How has construction accounting software evolved over the past few years?

Chet Kuchyt
Senior Product Manager, Project Controls
CMiC
Construction accounting has undergone significant transformation in recent years, driven primarily by technological advancement and regulatory changes.
Digital Integration and Automation
In my professional opinion, the most notable shift has been the widespread adoption of cloud-based accounting platforms specifically designed for construction. These systems now seamlessly integrate with project management software, enabling real-time cost tracking, automated job costing and instant financial reporting. Mobile applications have revolutionized field data collection, allowing superintendents and project managers to input costs, time sheets and progress updates directly from jobsites.
Revenue Recognition Evolution
The construction industry has fully adapted to ASC 606 revenue recognition standards, fundamentally changing how contractors account for long-term contracts. This has required more sophisticated systems to track performance obligations and recognize revenue based on project completion percentages rather than traditional billing methods.
Enhanced Analytics and Reporting
Modern construction accounting now emphasizes predictive analytics and business intelligence.
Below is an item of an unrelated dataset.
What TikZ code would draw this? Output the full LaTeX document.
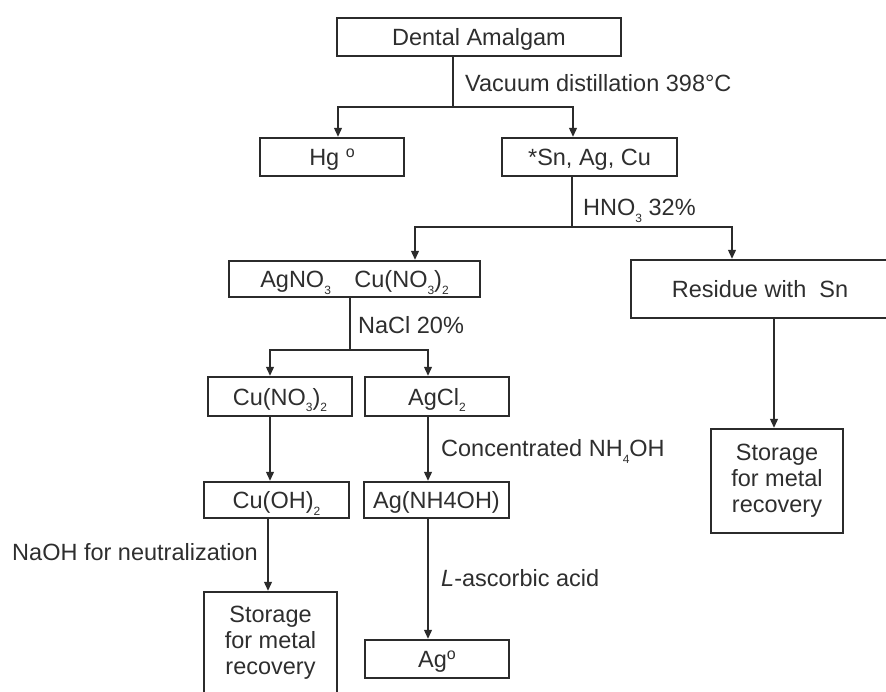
\documentclass[tikz,border=0pt]{standalone}
\usepackage{fontspec}
\setmainfont{Liberation Sans}
\usepackage{graphicx}
\usetikzlibrary{arrows.meta}
\definecolor{ln}{HTML}{2B2B2B}
\definecolor{txt}{HTML}{2E2E2E}
\newcommand{\chs}[1]{\raisebox{-0.28em}{\fontsize{12}{12}\selectfont #1}}
\newcommand{\chsup}[1]{\raisebox{0.36em}{\fontsize{16}{16}\selectfont #1}}
\begin{document}
\begin{tikzpicture}[x=1pt,y=-1pt,
  every node/.style={font={\fontsize{23.5}{26}\selectfont},text=txt},
  box/.style={draw=ln, line width=2.1pt, inner sep=0pt, text height=21pt, text depth=4pt, align=center},
  sbox/.style={draw=ln, line width=2.1pt, inner sep=0pt, align=center},
  lbl/.style={inner sep=0pt, text height=21pt, text depth=4pt},
  con/.style={draw=ln, line width=2.1pt},
  arr/.style={con, -{Triangle[length=9pt,width=7.5pt]}}]
\useasboundingbox (0,0) rectangle (886,691);
\clip (0,0) rectangle (886,691);

% boxes
\node[box,minimum width=284pt,minimum height=38pt] (dental) at (479,37) {Dental Amalgam};
\node[box,minimum width=144pt,minimum height=38pt] (hg) at (332,157) {Hg \chsup{o}};
\node[box,minimum width=175pt,minimum height=38pt] (sn) at (589.5,157) {*Sn, Ag, Cu};
\node[box,minimum width=251pt,minimum height=36pt] (agno) at (354.5,279) {AgNO\chs{3}\quad Cu(NO\chs{3})\chs{2}};
\node[box,minimum width=258pt,minimum height=58pt] (res) at (760,289) {Residue with\ \ Sn};
\node[box,minimum width=144pt,minimum height=39pt] (cuno) at (280,396.5) {Cu(NO\chs{3})\chs{2}};
\node[box,minimum width=144pt,minimum height=39pt] (agcl) at (437,396.5) {AgCl\chs{2}};
\node[box,minimum width=145pt,minimum height=36pt] (cuoh) at (276.5,500) {Cu(OH)\chs{2}};
\node[box,minimum width=145pt,minimum height=36pt] (agnh) at (436.5,500) {Ag(NH4OH)};
\node[sbox,minimum width=133pt,minimum height=102pt] (storl) at (270.5,643) {Storage\\for metal\\recovery};
\node[box,minimum width=144pt,minimum height=38pt] (ago) at (437,659) {Ag\chsup{o}};
\node[sbox,minimum width=132pt,minimum height=104pt] (storr) at (777,481) {Storage\\for metal\\recovery};

% junction coordinates
\coordinate (j1) at (453,107);
\coordinate (a1) at (338,107);
\coordinate (b1) at (573,107);
\coordinate (j2) at (572,227);
\coordinate (a2) at (415,227);
\coordinate (b2) at (732,227);
\coordinate (j3) at (350,350);
\coordinate (a3) at (270,350);
\coordinate (b3) at (428,350);
\coordinate (c1) at (268,0);
\coordinate (c2) at (774,0);

% connectors
\draw[con] (dental.south -| j1) -- (j1);
\draw[arr] (j1) -- (a1) -- (a1 |- hg.north);
\draw[arr] (j1) -- (b1) -- (b1 |- sn.north);

\draw[con] (sn.south -| j2) -- (j2);
\draw[arr] (j2) -- (a2) -- (a2 |- agno.north);
\draw[arr] (j2) -- (b2) -- (b2 |- res.north);

\draw[con] (agno.south -| j3) -- (j3);
\draw[arr] (j3) -- (a3) -- (a3 |- cuno.north);
\draw[arr] (j3) -- (b3) -- (b3 |- agcl.north);

\draw[arr] (a3 |- cuno.south) -- (a3 |- cuoh.north);
\draw[arr] (b3 |- agcl.south) -- (b3 |- agnh.north);
\draw[arr] (c1 |- cuoh.south) -- (c1 |- storl.north);
\draw[arr] (b3 |- agnh.south) -- (b3 |- ago.north);
\draw[arr] (c2 |- res.south) -- (c2 |- storr.north);

% labels
\node[lbl,anchor=west] (l1) at (465,83) {Vacuum distillation 398°C};
\node[lbl,anchor=west] (l2) at (583,207) {HNO\chs{3} 32\%};
\node[lbl,anchor=west] (l3) at (358,325) {NaCl 20\%};
\node[lbl,anchor=west] (l4) at (441,448) {Concentrated NH\chs{4}OH};
\node[lbl,anchor=east] (l5) at (258,552) {NaOH for neutralization};
\node[lbl,anchor=west] (l6) at (441,578) {\textit{L}-ascorbic acid};
\end{tikzpicture}
\end{document}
Companies can forecast cash flow, identify cost overruns early and make data-driven decisions through advanced reporting dashboards that provide real-time project profitability analysis.
Remote Work Adaptations
The pandemic accelerated the adoption of remote accounting capabilities, with many firms maintaining hybrid models that allow accounting staff to work efficiently from multiple locations while maintaining secure access to financial systems.
Supply-Chain Impact
Recent supply-chain disruptions have necessitated more sophisticated inventory management and cost accounting systems to handle volatile material pricing and availability issues.
These changes have collectively made construction accounting more accurate, efficient and strategically valuable to business operations.